TEL AVIV – The Trump administration has begun drafting a proposal based on the so-called two-state solution with the aim of reaching a final status Israeli-Palestinian agreement, the New York Times cited analysts and U.S. officials as saying on Saturday.
According to White House officials, the plan will attempt to address “perennial dividing points” such as the status of Jerusalem and West Bank settlements.
“We have spent a lot of time listening to and engaging with the Israelis, Palestinians and key regional leaders over the past few months to help reach an enduring peace deal,” the Times quoted Special Negotiator to the Middle East Jason Greenblatt as saying. “We are not going to put an artificial timeline on the development or presentation of any specific ideas and will also never impose a deal.”
“Our goal is to facilitate, not dictate, a lasting peace agreement to improve the lives of Israelis and Palestinians and security across the region,” he added.
Authors of the draft include Greenblatt, President Donald Trump’s son-in-law and senior adviser Jared Kushner, Deputy National Security Adviser for Strategy Dina Powell and U.S. Ambassador to Israel David Friedman.
The four will also consult with Donald Blome, the consul-general in Jerusalem, and others from the State Department and National Security Council. The plan could take until next year to be formulated, the report said.

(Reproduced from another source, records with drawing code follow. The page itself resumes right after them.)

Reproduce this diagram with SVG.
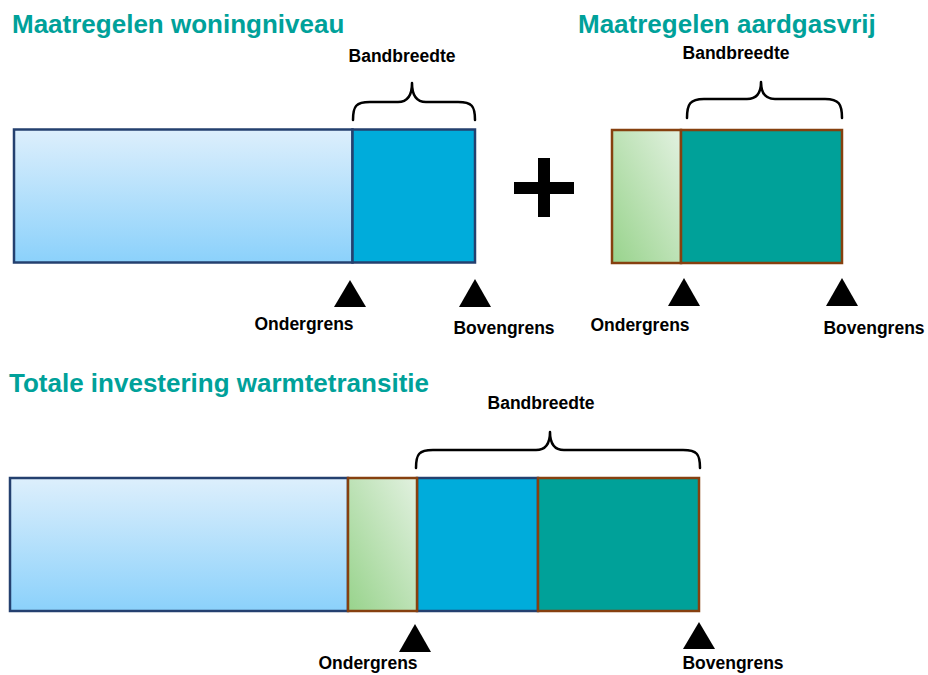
<svg xmlns="http://www.w3.org/2000/svg" width="928" height="675" viewBox="0 0 928 675">
<defs>
<linearGradient id="gBlue" x1="0" y1="0" x2="0" y2="1">
<stop offset="0" stop-color="#ddeffc"/>
<stop offset="1" stop-color="#8bd1fb"/>
</linearGradient>
<linearGradient id="gGreen" x1="0" y1="1" x2="1" y2="0">
<stop offset="0" stop-color="#98d38c"/>
<stop offset="1" stop-color="#e2f1e0"/>
</linearGradient>
<style>
.title{font-family:"Liberation Sans",Arial,sans-serif;font-weight:bold;font-size:26px;fill:#00a19a}
.lbl{font-family:"Liberation Sans",Arial,sans-serif;font-weight:bold;font-size:17.5px;fill:#000}
.navy{stroke:#24406f;stroke-width:2.5}
.brown{stroke:#86400f;stroke-width:2.5}
.lb{fill:url(#gBlue)}
.gr{fill:url(#gGreen)}
.bl{fill:#00acdb}
.tl{fill:#00a199}
.brace{fill:none;stroke:#000;stroke-width:2.5;stroke-linecap:round;stroke-linejoin:round}
.tri{fill:#000}
</style>
</defs>
<rect width="928" height="675" fill="#fff"/>

<g id="titles">
<text class="title" x="12" y="33">Maatregelen woningniveau</text>
<text class="title" x="578" y="33">Maatregelen aardgasvrij</text>
<text class="title" x="9" y="392">Totale investering warmtetransitie</text>
</g>

<g id="bar-woning">
<rect class="lb navy" x="14" y="129.5" width="338.5" height="133"/>
<rect class="bl navy" x="352.5" y="129.5" width="122.5" height="133"/>
</g>

<g id="plus">
<rect x="538" y="158" width="12" height="59" fill="#000"/>
<rect x="514" y="182" width="60" height="12" fill="#000"/>
</g>

<g id="bar-aardgas">
<rect class="gr brown" x="612" y="130" width="69" height="133"/>
<rect class="tl brown" x="681" y="130" width="161" height="133"/>
</g>

<g id="bar-totaal">
<rect class="lb navy" x="10" y="478" width="338" height="133"/>
<rect class="bl navy" x="417" y="478" width="121" height="133"/>
<rect class="gr brown" x="348" y="478" width="69" height="133"/>
<rect class="tl brown" x="538" y="478" width="161" height="133"/>
</g>

<g id="braces">
<path class="brace" d="M353,120 C353,106 356,102 370,102 L398,102 C407,102 412,96 412,83 C412,96 417,102 426,102 L458,102 C472,102 475,106 475,120"/>
<path class="brace" d="M687,118 C687,104 690,99 704,99 L747,99 C756,99 761,93 761,82 C761,93 766,99 775,99 L825,99 C839,99 842,104 842,118"/>
<path class="brace" d="M416,468 C416,454 419,450 433,450 L536,450 C545,450 550,444 550,432 C550,444 555,450 564,450 L683,450 C697,450 700,454 700,468"/>
</g>

<g id="band-labels">
<text class="lbl" x="402" y="62" text-anchor="middle">Bandbreedte</text>
<text class="lbl" x="736" y="59" text-anchor="middle">Bandbreedte</text>
<text class="lbl" x="541" y="409" text-anchor="middle">Bandbreedte</text>
</g>

<g id="markers">
<polygon class="tri" points="350,280 366,307 334,307"/>
<polygon class="tri" points="475,279 491,307 459,307"/>
<polygon class="tri" points="684,278 700,306 668,306"/>
<polygon class="tri" points="842,278 858,306 826,306"/>
<polygon class="tri" points="415,624 431,652 399,652"/>
<polygon class="tri" points="699,622 715,649 683,649"/>
</g>

<g id="limit-labels">
<text class="lbl" x="304" y="330" text-anchor="middle">Ondergrens</text>
<text class="lbl" x="504" y="334" text-anchor="middle">Bovengrens</text>
<text class="lbl" x="640" y="331" text-anchor="middle">Ondergrens</text>
<text class="lbl" x="874" y="334" text-anchor="middle">Bovengrens</text>
<text class="lbl" x="368" y="669" text-anchor="middle">Ondergrens</text>
<text class="lbl" x="733" y="669" text-anchor="middle">Bovengrens</text>
</g>
</svg>
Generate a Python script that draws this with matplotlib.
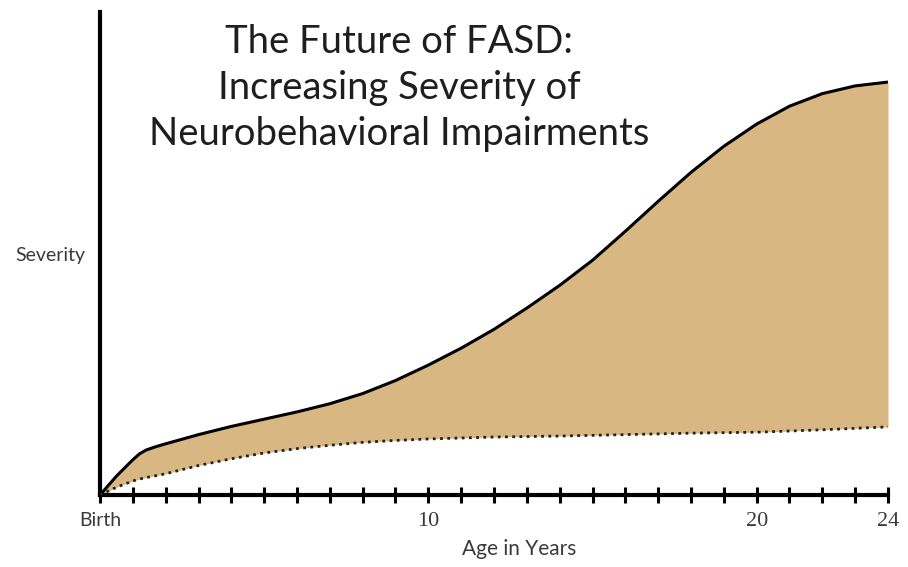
import matplotlib
matplotlib.use("Agg")
import matplotlib.pyplot as plt
import numpy as np

# Data (age in years, severity in arbitrary units 0-100)
age = [0, 0.5, 1, 1.2, 1.4, 1.7, 2, 3, 4, 5, 6, 7, 8, 9, 10, 11, 12, 13, 14,
       15, 16, 17, 18, 19, 20, 21, 22, 23, 24]
upper = [0, 3.9, 7.3, 8.5, 9.3, 10.0, 10.6, 12.5, 14.2, 15.7, 17.2, 18.9,
         21.0, 23.7, 26.9, 30.4, 34.3, 38.7, 43.4, 48.6, 54.6, 60.8, 66.8,
         72.2, 76.8, 80.5, 83.1, 84.7, 85.5]
lower = [0, 1.6, 2.9, 3.3, 3.6, 4.0, 4.4, 6.1, 7.5, 8.7, 9.6, 10.3, 10.9,
         11.3, 11.6, 11.8, 12.0, 12.1, 12.2, 12.35, 12.5, 12.65, 12.8, 12.9,
         13.0, 13.25, 13.5, 13.8, 14.1]
tick_years = list(range(0, 25))
tick_labels = {0: "Birth", 10: "10", 20: "20", 24: "24"}

title_lines = "The Future of FASD:\nIncreasing Severity of\nNeurobehavioral Impairments"

fig = plt.figure(figsize=(9.08, 5.67), dpi=100)
ax = fig.add_axes([100/908, 72/567, 788/908, 483/567])
ax.set_xlim(0, 24)
ax.set_ylim(0, 100)

ax.fill_between(age, lower, upper, color="#D8B782", lw=0, zorder=1)
ax.plot(age, upper, color="black", lw=2.2, solid_capstyle="butt",
        solid_joinstyle="round", zorder=3)
ax.plot(age, lower, color="#222222", lw=2.0, linestyle=(0, (1, 1.6)), zorder=3)

for s in ["top", "right"]:
    ax.spines[s].set_visible(False)
for s in ["left", "bottom"]:
    ax.spines[s].set_linewidth(3)
    ax.spines[s].set_color("black")

ax.set_xticks(tick_years)
ax.set_xticklabels([tick_labels.get(t, "") for t in tick_years])
ax.tick_params(axis="x", direction="inout", length=11, width=2.2, color="black",
               pad=7, labelsize=16, labelcolor="#3a3a3a")
ax.set_yticks([])
for lab in ax.get_xticklabels():
    lab.set_fontfamily("Liberation Serif")
ax.get_xticklabels()[0].set_fontfamily("Lato")
ax.get_xticklabels()[0].set_fontsize(14)

fig.text(519/908, 1 - 549/567, "Age in Years", fontsize=15, color="#3a3a3a",
         family="Lato", ha="center", va="center")
fig.text(15/908, 1 - 255/567, "Severity", fontsize=14, color="#3a3a3a",
         family="Lato", ha="left", va="center")

fig.text(399/908, 1 - 88/567, title_lines, fontsize=27.5, color="#1e1e1e",
         family="Lato", ha="center", va="center", linespacing=1.36)

fig.savefig("out.png", dpi=100)
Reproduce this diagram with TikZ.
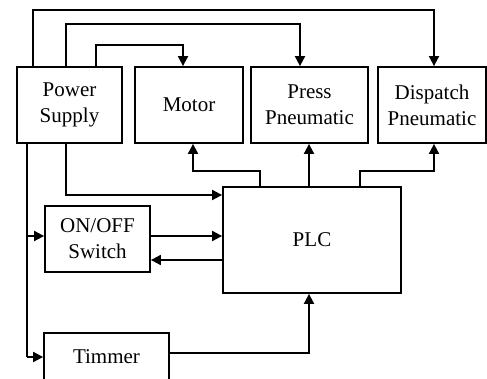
\documentclass[tikz,border=0pt]{standalone}
\usepackage{fontspec}
\setmainfont{Liberation Serif}
\usetikzlibrary{arrows.meta}
\begin{document}
\begin{tikzpicture}[x=1pt,y=-1pt,
  blk/.style={draw,line width=1.8pt,inner sep=0pt,align=center,
    font=\fontsize{21}{26}\selectfont},
  arr/.style={line width=1.8pt,-{Triangle[length=10pt,width=10pt]}},
  ln/.style={line width=1.8pt}]
\useasboundingbox (0,0) rectangle (487,379);
\node[blk,minimum width=105pt,minimum height=76pt] (ps) at (69.5,105) {Power\\Supply};
\node[blk,minimum width=108pt,minimum height=76pt] (motor) at (189,105) {Motor};
\node[blk,minimum width=117pt,minimum height=76pt] (press) at (309.5,105) {Press\\Pneumatic};
\node[blk,minimum width=108pt,minimum height=76pt] (disp) at (432,105) {Dispatch\\Pneumatic};
\node[blk,minimum width=178pt,minimum height=106pt] (plc) at (312,240) {PLC};
\node[blk,minimum width=105pt,minimum height=66pt] (sw) at (97.5,239) {ON/OFF\\Switch};
\node[blk,minimum width=125pt,minimum height=48pt] (tim) at (106.5,357) {Timmer};
% coordinates
\coordinate (r1) at (33,10);  \coordinate (r1e) at (434,10);
\coordinate (r2) at (66,24);  \coordinate (r2e) at (300,24);
\coordinate (r3) at (96,45);  \coordinate (r3e) at (183,45);
\coordinate (b1) at (66,195);
\coordinate (bus) at (27,357);
\coordinate (bs) at (27,236);
\coordinate (s2) at (0,260);
\coordinate (tc) at (309,353);
\coordinate (m1) at (260,171); \coordinate (m2) at (193,171);
\coordinate (pp) at (309,0);
\coordinate (d1) at (360,171); \coordinate (d2) at (434,171);
% top feeds
\draw[arr] (ps.north -| r1) -- (r1) -- (r1e) -- (disp.north -| r1e);
\draw[arr] (ps.north -| r2) -- (r2) -- (r2e) -- (press.north -| r2e);
\draw[arr] (ps.north -| r3) -- (r3) -- (r3e) -- (motor.north -| r3e);
% power to PLC
\draw[arr] (ps.south -| b1) -- (b1) -- (plc.west |- b1);
% left bus
\draw[ln] (ps.south -| bus) -- (bus);
\draw[arr] (bus) -- (tim.west |- bus);
\draw[arr] (bs) -- (sw.west |- bs);
% switch <-> PLC
\draw[arr] (sw.east |- bs) -- (plc.west |- bs);
\draw[arr] (plc.west |- s2) -- (sw.east |- s2);
% timer to PLC
\draw[arr] (tim.east |- tc) -- (tc) -- (plc.south -| tc);
% PLC outputs
\draw[arr] (plc.north -| m1) -- (m1) -- (m2) -- (motor.south -| m2);
\draw[arr] (plc.north -| pp) -- (press.south -| pp);
\draw[arr] (plc.north -| d1) -- (d1) -- (d2) -- (disp.south -| d2);
\end{tikzpicture}
\end{document}
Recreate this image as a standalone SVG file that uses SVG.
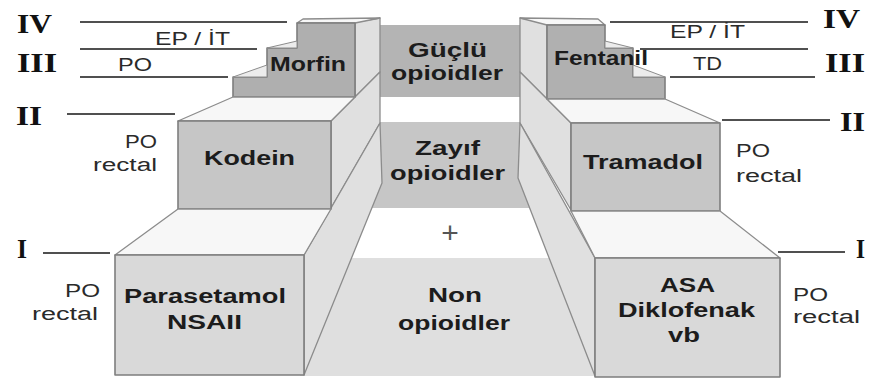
<svg xmlns="http://www.w3.org/2000/svg" width="869" height="383" viewBox="0 0 869 383">
<style>
.panel{stroke:none}
.side{fill:#e0e0e0;stroke:#8c8c8c;stroke-width:1.3;stroke-linejoin:round}
.top{fill:#f7f7f7;stroke:#8c8c8c;stroke-width:1.3;stroke-linejoin:round}
.front{stroke:#7e7e7e;stroke-width:1.6;stroke-linejoin:round}
.tread{fill:#ececec;stroke:#8c8c8c;stroke-width:1}
.lvl{stroke:#505050;stroke-width:2;fill:none}
.b{font-family:"Liberation Sans",Arial,sans-serif;font-weight:bold;font-size:20px;fill:#1c1c1c}
.r{font-family:"Liberation Sans",Arial,sans-serif;font-size:18px;fill:#2a2a2a}
.roman{font-family:"Liberation Serif","Times New Roman",serif;font-weight:bold;font-size:27px;fill:#111}
</style>
<rect width="869" height="383" fill="#ffffff"/>

<g id="panel-guclu">
<rect class="panel" x="380" y="25" width="140" height="72" fill="#b4b4b4"/>
<text class="b" x="408" y="57" textLength="79" lengthAdjust="spacingAndGlyphs">Güçlü</text>
<text class="b" x="391" y="80" textLength="112" lengthAdjust="spacingAndGlyphs">opioidler</text>
</g>
<g id="panel-zayif">
<rect class="panel" x="360" y="122" width="180" height="86" fill="#c6c6c6"/>
<text class="b" x="415" y="155" textLength="65" lengthAdjust="spacingAndGlyphs">Zayıf</text>
<text class="b" x="390" y="180" textLength="115" lengthAdjust="spacingAndGlyphs">opioidler</text>
</g>
<g id="plus">
<text x="450" y="243" text-anchor="middle" style="font-family:'Liberation Sans',Arial,sans-serif;font-size:30px;fill:#555">+</text>
</g>
<g id="panel-non">
<rect class="panel" x="300" y="258" width="300" height="118" fill="#dfdfdf"/>
<text class="b" x="428" y="302" textLength="54" lengthAdjust="spacingAndGlyphs">Non</text>
<text class="b" x="398" y="330" textLength="112" lengthAdjust="spacingAndGlyphs">opioidler</text>
</g>

<g id="left-walls">
<polygon class="side" points="355,22 380,18 380,72 355,97"/>
<polygon class="side" points="331,121 380,72 380,123 331,208"/>
<polygon class="side" points="304,255 380,123 382,183 304,375"/>
</g>
<g id="right-walls">
<polygon class="side" points="547,22 520,18 520,72 547,99"/>
<polygon class="side" points="571,123 520,72 520,123 571,210"/>
<polygon class="side" points="595,258 520,123 518,178 595,376"/>
</g>

<g id="morfin">
<polygon class="top" points="297,23 303,19 380,18 355,23"/>
<polygon class="front" fill="#afafaf" points="233,97 233,77 267,77 267,48 297,48 297,23 355,23 355,97"/>
<polygon class="tread" points="233,77 267,77 267,65"/>
<polygon class="tread" points="267,48 297,48 297,41"/>
<text class="b" x="270" y="71" font-size="19" textLength="76" lengthAdjust="spacingAndGlyphs">Morfin</text>
</g>
<g id="fentanil">
<polygon class="top" points="605,25 598,19 520,18 547,25"/>
<polygon class="front" fill="#b0b0b0" points="665,99 665,77 633,77 633,48 605,48 605,25 547,25 547,99"/>
<polygon class="tread" points="665,77 633,77 633,65"/>
<polygon class="tread" points="633,48 605,48 605,41"/>
<text class="b" x="554" y="65" font-size="18" textLength="94" lengthAdjust="spacingAndGlyphs">Fentanil</text>
</g>

<g id="kodein">
<polygon class="top" points="178,121 233,97 355,97 331,121"/>
<rect class="front" x="178" y="121" width="153" height="88" fill="#c6c6c6"/>
<text class="b" x="204" y="165" textLength="91" lengthAdjust="spacingAndGlyphs">Kodein</text>
</g>
<g id="tramadol">
<polygon class="top" points="571,123 547,99 665,99 720,123"/>
<rect class="front" x="571" y="123" width="149" height="88" fill="#c6c6c6"/>
<text class="b" x="583" y="169" textLength="120" lengthAdjust="spacingAndGlyphs">Tramadol</text>
</g>

<g id="parasetamol">
<polygon class="top" points="115,255 178,209 331,209 304,255"/>
<rect class="front" x="115" y="255" width="189" height="120" fill="#d9d9d9"/>
<text class="b" x="124" y="303" textLength="162" lengthAdjust="spacingAndGlyphs">Parasetamol</text>
<text class="b" x="167" y="329" textLength="75" lengthAdjust="spacingAndGlyphs">NSAII</text>
</g>
<g id="asa">
<polygon class="top" points="595,258 571,211 720,211 780,258"/>
<rect class="front" x="595" y="258" width="185" height="119" fill="#d9d9d9"/>
<text class="b" x="660" y="292" textLength="55" lengthAdjust="spacingAndGlyphs">ASA</text>
<text class="b" x="618" y="317" textLength="137" lengthAdjust="spacingAndGlyphs">Diklofenak</text>
<text class="b" x="668" y="342" textLength="32" lengthAdjust="spacingAndGlyphs">vb</text>
</g>

<g id="connectors">
<line class="lvl" x1="80" y1="22" x2="287" y2="22"/>
<line class="lvl" x1="80" y1="49" x2="257" y2="49"/>
<line class="lvl" x1="80" y1="77" x2="228" y2="77"/>
<line class="lvl" x1="67" y1="114" x2="175" y2="114"/>
<line class="lvl" x1="43" y1="253" x2="110" y2="253"/>
<line class="lvl" x1="610" y1="22" x2="808" y2="22"/>
<line class="lvl" x1="640" y1="49" x2="808" y2="49"/>
<line class="lvl" x1="670" y1="77" x2="815" y2="77"/>
<line class="lvl" x1="722" y1="120" x2="830" y2="120"/>
<line class="lvl" x1="778" y1="252" x2="845" y2="252"/>
</g>

<g id="left-labels">
<text class="roman" x="17" y="33" textLength="35" lengthAdjust="spacingAndGlyphs">IV</text>
<text class="roman" x="17" y="72" textLength="40" lengthAdjust="spacingAndGlyphs">III</text>
<text class="roman" x="16" y="125" textLength="26" lengthAdjust="spacingAndGlyphs">II</text>
<text class="roman" x="17" y="258" textLength="10" lengthAdjust="spacingAndGlyphs">I</text>
<text class="r" x="155" y="45" textLength="75" lengthAdjust="spacingAndGlyphs">EP / İT</text>
<text class="r" x="118" y="71" textLength="34" lengthAdjust="spacingAndGlyphs">PO</text>
<text class="r" x="125" y="148" font-size="17" textLength="32" lengthAdjust="spacingAndGlyphs">PO</text>
<text class="r" x="93" y="171" font-size="17" textLength="64" lengthAdjust="spacingAndGlyphs">rectal</text>
<text class="r" x="65" y="297" font-size="17" textLength="35" lengthAdjust="spacingAndGlyphs">PO</text>
<text class="r" x="32" y="320" font-size="17" textLength="66" lengthAdjust="spacingAndGlyphs">rectal</text>
</g>
<g id="right-labels">
<text class="roman" x="823" y="28" textLength="37" lengthAdjust="spacingAndGlyphs">IV</text>
<text class="roman" x="825" y="72" textLength="40" lengthAdjust="spacingAndGlyphs">III</text>
<text class="roman" x="840" y="131" textLength="25" lengthAdjust="spacingAndGlyphs">II</text>
<text class="roman" x="856" y="258" textLength="9" lengthAdjust="spacingAndGlyphs">I</text>
<text class="r" x="670" y="38" textLength="75" lengthAdjust="spacingAndGlyphs">EP / İT</text>
<text class="r" x="693" y="70" textLength="29" lengthAdjust="spacingAndGlyphs">TD</text>
<text class="r" x="736" y="157" font-size="17" textLength="34" lengthAdjust="spacingAndGlyphs">PO</text>
<text class="r" x="736" y="182" font-size="17" textLength="66" lengthAdjust="spacingAndGlyphs">rectal</text>
<text class="r" x="793" y="301" font-size="17" textLength="35" lengthAdjust="spacingAndGlyphs">PO</text>
<text class="r" x="793" y="323" font-size="17" textLength="67" lengthAdjust="spacingAndGlyphs">rectal</text>
</g>
</svg>
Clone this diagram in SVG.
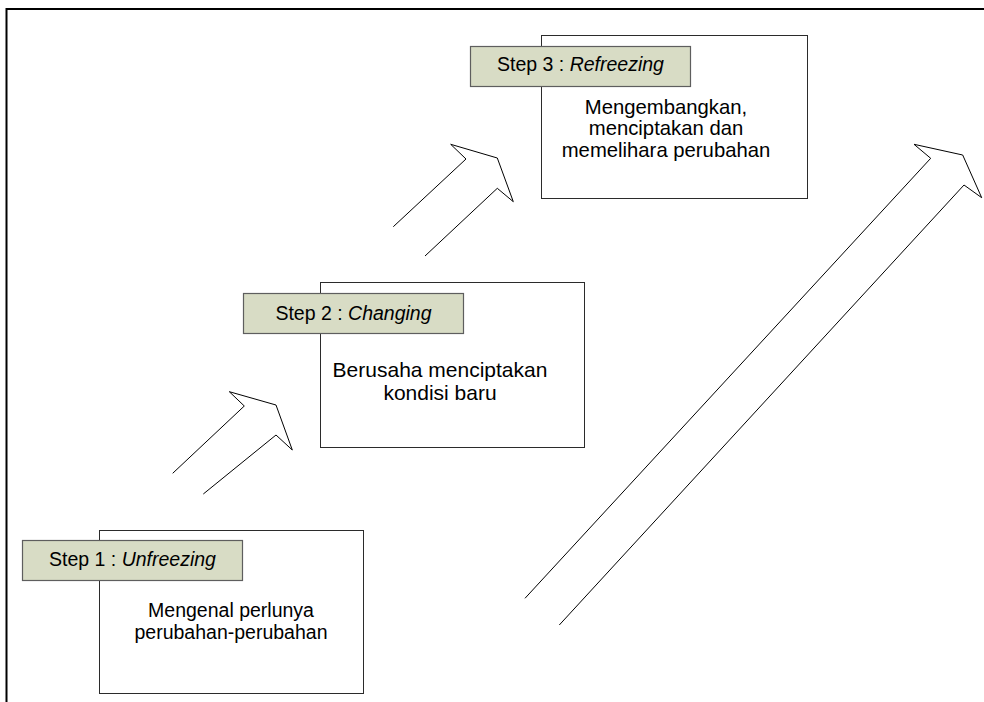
<svg xmlns="http://www.w3.org/2000/svg" width="984" height="702" viewBox="0 0 984 702">
<style>
.frame{fill:none;stroke:#000;stroke-width:2}
.box{fill:#fff;stroke:#2b2b2b;stroke-width:1}
.lbl{fill:#d8dcc5;stroke:#5e5e5e;stroke-width:1.2}
.arr{fill:none;stroke:#000;stroke-width:1;stroke-linejoin:miter}
text{font-family:"Liberation Sans",Arial,sans-serif;font-size:19.5px;fill:#000}
.c{text-anchor:middle}
.b2{font-size:21px}
.b3{font-size:20.3px}
</style>
<rect width="984" height="702" fill="#fff"/>
<path class="frame" d="M6.5,702 V9 H984"/>
<g id="connectors">
<path class="arr" d="M172.7,473.3 L244.3,406 L229.3,391.7 L276,405 L292.3,450 L276,435 L203.3,494"/>
<path class="arr" d="M393.3,226.7 L466,159 L450.7,144.3 L497.3,158 L513.3,201.7 L497.3,188.3 L425,256"/>
<path class="arr" d="M525,598.3 L930.7,158.3 L914,144.3 L962.7,155 L981.7,197.7 L964,185 L559.3,625"/>
</g>
<g id="step1">
<rect class="box" x="99.5" y="530.5" width="264" height="163"/>
<rect class="lbl" x="22.5" y="540.5" width="220" height="40"/>
<text class="c" x="132.5" y="566">Step 1 : <tspan font-style="italic">Unfreezing</tspan></text>
<text class="c" x="231" y="617">Mengenal perlunya</text>
<text class="c" x="231" y="639">perubahan-perubahan</text>
</g>
<g id="step2">
<rect class="box" x="320.5" y="282.5" width="264" height="165"/>
<rect class="lbl" x="243.5" y="293.5" width="220" height="40"/>
<text class="c" x="353.5" y="319.5">Step 2 : <tspan font-style="italic">Changing</tspan></text>
<text class="c b2" x="440" y="377">Berusaha menciptakan</text>
<text class="c b2" x="440" y="399.5">kondisi baru</text>
</g>
<g id="step3">
<rect class="box" x="541.5" y="35.5" width="266" height="163"/>
<rect class="lbl" x="470.5" y="46.5" width="220" height="40"/>
<text class="c" x="580.5" y="71">Step 3 : <tspan font-style="italic">Refreezing</tspan></text>
<text class="c b3" x="666" y="113.5">Mengembangkan,</text>
<text class="c b3" x="666" y="135">menciptakan dan</text>
<text class="c b3" x="666" y="156.5">memelihara perubahan</text>
</g>
</svg>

The Times quoted some analysts as saying that the proposal would necessitate confidence-building measures from both sides. “For Israel, it could include limiting settlement construction to current blocs without taking new land, recommitting to a two-state solution and redesignating a small part of the West Bank to give Palestinians more control,” the report said.
“For the Palestinians, it could include resuming full security cooperation with Israel, holding off seeking further international recognition and ending payments to families of Palestinians imprisoned for terrorist attacks. Arab states, particularly Saudi Arabia, Egypt, the United Arab Emirates and Jordan, could add their own commitments, like overflights by Israeli passenger planes, visas for business people and telecommunications links.”
But the report went on to quote a White House official who dismissed such requirements as “mere speculation.”
Trump has never expressed outright endorsement of the two-state solution, instead saying he prefers the solution that “both parties like best.”
Late last month, a senior White House official reiterated this position, saying the president “is personally committed to achieving a peace deal between Israelis and Palestinians that would help usher in an era of greater regional peace and prosperity.”
Trump “reaffirms that peace between Israelis and Palestinians can only be negotiated directly between the two parties and that the United States will continue working closely with the parties to make progress toward that goal. No deal will be imposed on Israelis and Palestinians. We are committed to facilitating a deal that improves conditions for both parties,” the official added.
On Saturday, Palestinian Authority President Mahmoud Abbas addressed a crowd in Gaza saying that Palestinians may revert to endorsing a one-state solution for Arabs and Jews – a scenario that would mean the end of the Jewish state – if the now “endangered” two-state solution fails.
“The two-state solution is now in real danger,” Abbas said during a memorial for late PLO leader Yasser Arafat. “We will demand equal rights for the people of historic Palestine if a two-state solution is not implemented.